Nicolas Berggruen, the entrepreneur who acquired Karstadt out of bankruptcy proceedings in 2010, has sold a substantial part of the German department store company's assets to Signa Holding, a Vienna-based investment company specializing in real estate.

 

The deal comprises the sale of 75.1 percent of the shares in Karstadt Sports, the company that runs 28 relatively large specialty sporting goods stores in Germany. Berggruen has also sold Signa a similar stake in the company that operates three premium Karstadt department stores: Alsterhaus in Hamburg, Oberpollinger in Munich and KaDeWe in Berlin.

Many details on the deal between Berggruen and Signa have not been disclosed, but they have announced plans to invest a total of some €300 million in the three legal entities that Berggruen established to manage the Karstadt assets that he had acquired three years ago: one for the sporting goods stores, one for the premium department stores and the third one for all the other 86 “regular” department stores of the group. This third company remains under Berggruen's control for the time being.
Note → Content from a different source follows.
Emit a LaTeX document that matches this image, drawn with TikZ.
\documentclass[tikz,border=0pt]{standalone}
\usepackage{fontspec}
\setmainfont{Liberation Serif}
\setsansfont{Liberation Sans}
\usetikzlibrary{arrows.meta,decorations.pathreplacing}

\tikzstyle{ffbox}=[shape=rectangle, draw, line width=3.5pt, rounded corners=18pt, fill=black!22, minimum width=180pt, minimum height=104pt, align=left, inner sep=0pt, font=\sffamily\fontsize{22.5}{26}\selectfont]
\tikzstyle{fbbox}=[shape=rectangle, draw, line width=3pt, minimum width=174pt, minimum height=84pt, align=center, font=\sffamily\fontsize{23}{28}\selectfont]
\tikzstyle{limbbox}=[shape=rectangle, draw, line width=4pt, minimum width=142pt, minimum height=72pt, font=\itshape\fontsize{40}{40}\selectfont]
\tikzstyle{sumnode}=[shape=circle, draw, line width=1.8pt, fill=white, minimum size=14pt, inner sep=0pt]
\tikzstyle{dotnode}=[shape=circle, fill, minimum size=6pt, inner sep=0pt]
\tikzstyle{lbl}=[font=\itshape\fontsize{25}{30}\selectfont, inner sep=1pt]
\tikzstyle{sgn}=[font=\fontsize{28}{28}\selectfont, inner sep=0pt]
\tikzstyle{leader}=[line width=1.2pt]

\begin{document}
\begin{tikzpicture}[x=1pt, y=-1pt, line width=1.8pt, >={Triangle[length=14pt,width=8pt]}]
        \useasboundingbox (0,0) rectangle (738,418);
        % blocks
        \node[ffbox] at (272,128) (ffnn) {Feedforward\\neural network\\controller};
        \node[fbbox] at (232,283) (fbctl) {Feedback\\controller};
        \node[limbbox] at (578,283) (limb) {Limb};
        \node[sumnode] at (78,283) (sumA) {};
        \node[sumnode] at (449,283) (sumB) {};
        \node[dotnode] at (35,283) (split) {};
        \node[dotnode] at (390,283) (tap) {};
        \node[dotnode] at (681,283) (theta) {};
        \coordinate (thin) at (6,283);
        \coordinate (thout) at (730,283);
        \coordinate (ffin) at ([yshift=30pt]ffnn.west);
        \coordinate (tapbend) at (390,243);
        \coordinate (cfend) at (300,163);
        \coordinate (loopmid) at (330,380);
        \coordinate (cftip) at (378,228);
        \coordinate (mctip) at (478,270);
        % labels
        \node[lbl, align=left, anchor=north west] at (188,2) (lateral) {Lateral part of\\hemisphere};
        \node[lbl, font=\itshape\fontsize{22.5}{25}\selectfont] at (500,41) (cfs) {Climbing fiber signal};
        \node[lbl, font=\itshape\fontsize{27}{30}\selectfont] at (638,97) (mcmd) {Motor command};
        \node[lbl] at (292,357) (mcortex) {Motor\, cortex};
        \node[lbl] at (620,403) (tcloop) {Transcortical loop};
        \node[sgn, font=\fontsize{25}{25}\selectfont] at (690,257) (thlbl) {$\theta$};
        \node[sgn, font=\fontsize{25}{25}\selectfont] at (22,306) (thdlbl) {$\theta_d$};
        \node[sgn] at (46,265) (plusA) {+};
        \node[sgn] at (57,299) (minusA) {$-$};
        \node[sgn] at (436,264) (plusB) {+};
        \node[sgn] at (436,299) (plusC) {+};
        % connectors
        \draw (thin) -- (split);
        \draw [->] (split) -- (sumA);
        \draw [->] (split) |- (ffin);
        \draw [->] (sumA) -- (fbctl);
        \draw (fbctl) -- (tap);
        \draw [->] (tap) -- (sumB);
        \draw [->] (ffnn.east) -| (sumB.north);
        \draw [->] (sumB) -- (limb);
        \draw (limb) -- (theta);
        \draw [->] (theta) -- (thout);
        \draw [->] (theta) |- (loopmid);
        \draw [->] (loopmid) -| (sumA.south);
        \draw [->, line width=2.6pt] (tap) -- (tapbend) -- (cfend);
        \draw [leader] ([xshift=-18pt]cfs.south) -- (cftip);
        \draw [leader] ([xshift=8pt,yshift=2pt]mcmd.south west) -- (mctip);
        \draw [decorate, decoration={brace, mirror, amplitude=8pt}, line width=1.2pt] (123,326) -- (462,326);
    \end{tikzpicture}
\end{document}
At this point, it is far from clear how the money is going to be spent. While no official plan has been announced so far, some newspapers and magazines have been giving some figures that have not yet been confirmed: An amount of some €100 million may be spent on the modernization of the three top department stores, while some €50 million are said to be reserved for the development of the 28 sporting stores within the next 18 months. Only €15 million would be spent on the 86 regular department stores over the next five years.

Signa Holding is an investment company controlled by René Benko, an Austrian self-made billionaire aged 36. He launched Signa at the age of 22 and started by creating medical centers in Austria and elsewhere. Later on, he invested more and more in luxury real estate, such as premium properties in Vienna and Kaufhaus Tyrol, a prestigious department store in Innsbruck. Benko is said to be excellent at networking and the supervisory board of Signa, of which he is chairman, is composed of many well-known personalities including a former Austrian chancellor, Alfred Gusenbauer, former vice Chancellor Susanne Riess and Wendelin Wiedeking, the former long-time chief executive of Porsche.
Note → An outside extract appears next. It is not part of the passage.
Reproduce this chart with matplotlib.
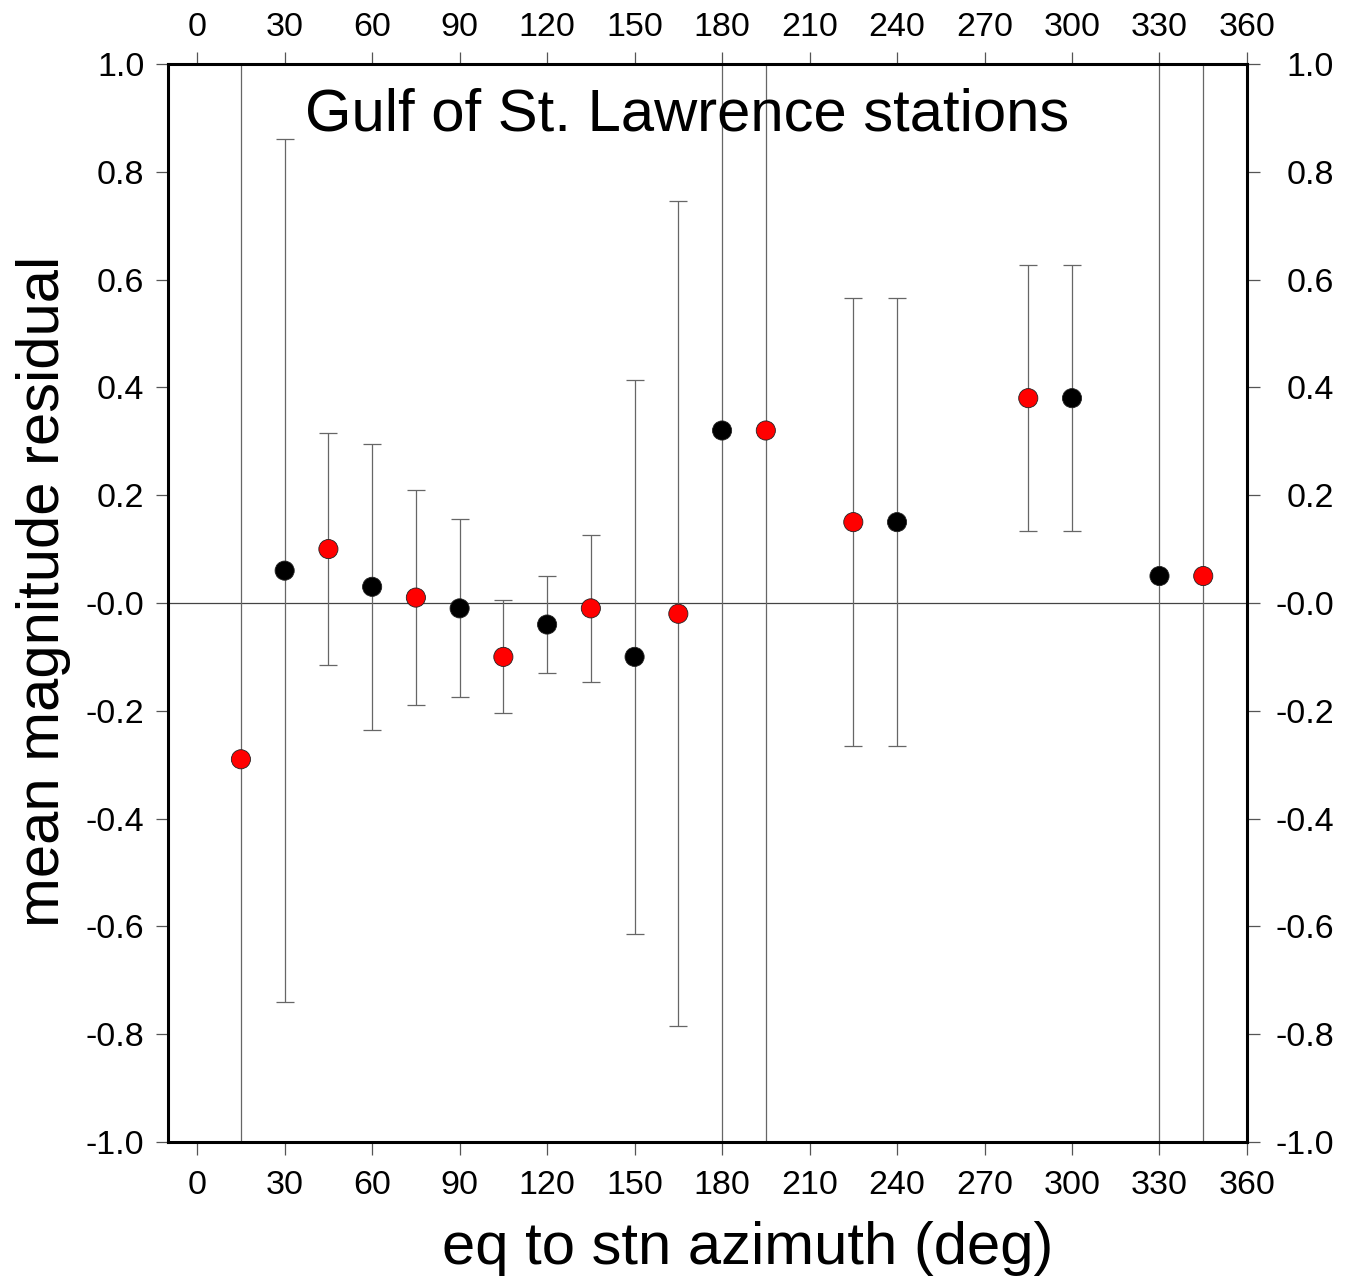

Benko has been developing business relations with Berggruen over the past few years, acquiring several buildings that house Karstadt department stores. The landlord's latest deal was the takeover of Alsterhaus' premises in Hamburg. Currently, Signa owns the buildings of all three premium department stores of Karstadt and the premises about 18 other Karstadt stores.

It should come as little surprise that Benko has already looked into Galeria Kaufhof, Karstadt's arch-rival in Germany's retail landscape and operator of 13 Kaufhof Sportarena specialty sporting goods stores. He did so two years ago, when Metro, Kaufhof's parent company, put it on the block. Apparently, the negotiations with various interested parties failed, and Metro decided to keep the chain.

This decision was basically taken by Olaf Koch after he was appointed chief executive of Metro, but he now seems to have changed his mind. Last week, he revealed in an interview with Wirtschaftswoche that he could reconsider the sale of Kaufhof, as the circumstances have changed. At the time, the performance of the department stores was not satisfactory, but the chain has had a “fantastic development” since then, at least in Koch's judgment.

He said, however, that the profitability of any department stores is generally low. Additionally, Koch does not believe that Kaufhof is fit to make it on the international stage as successfully as other parts of the group such as Metro Cash & Carry and the group's two consumer electronics banners, Media-Markt and Saturn. The only other country where Kaufhof is in the market is Belgium through GB-Inno.

However, it is probably not a coincidence that Koch has come up with the possibility of divesting Kaufhof soon after Benko's intervention at Karstadt. Reportedly, the Austrian entrepreneur is positive about the idea of building up a large international block of department stores. This approach is far from being new, but has never made it from theory to practice. In fact, Karstadt and Kaufhof compete with one another through geographic overlaps and poor differentiation in pricing and offering. A merger would cause a major clean-out of their store portfolio.

Possibly, Koch has aired his new idea to sell Kaufhof for a completely different reason, as the German labor unions in the retail sector are preparing for a clash over wages with their employers. It may have been Metro's intention to raise the ghost of a Kaufhof/Karstadt merger to show the employees' party what might happen if they try to drive a hard bargain.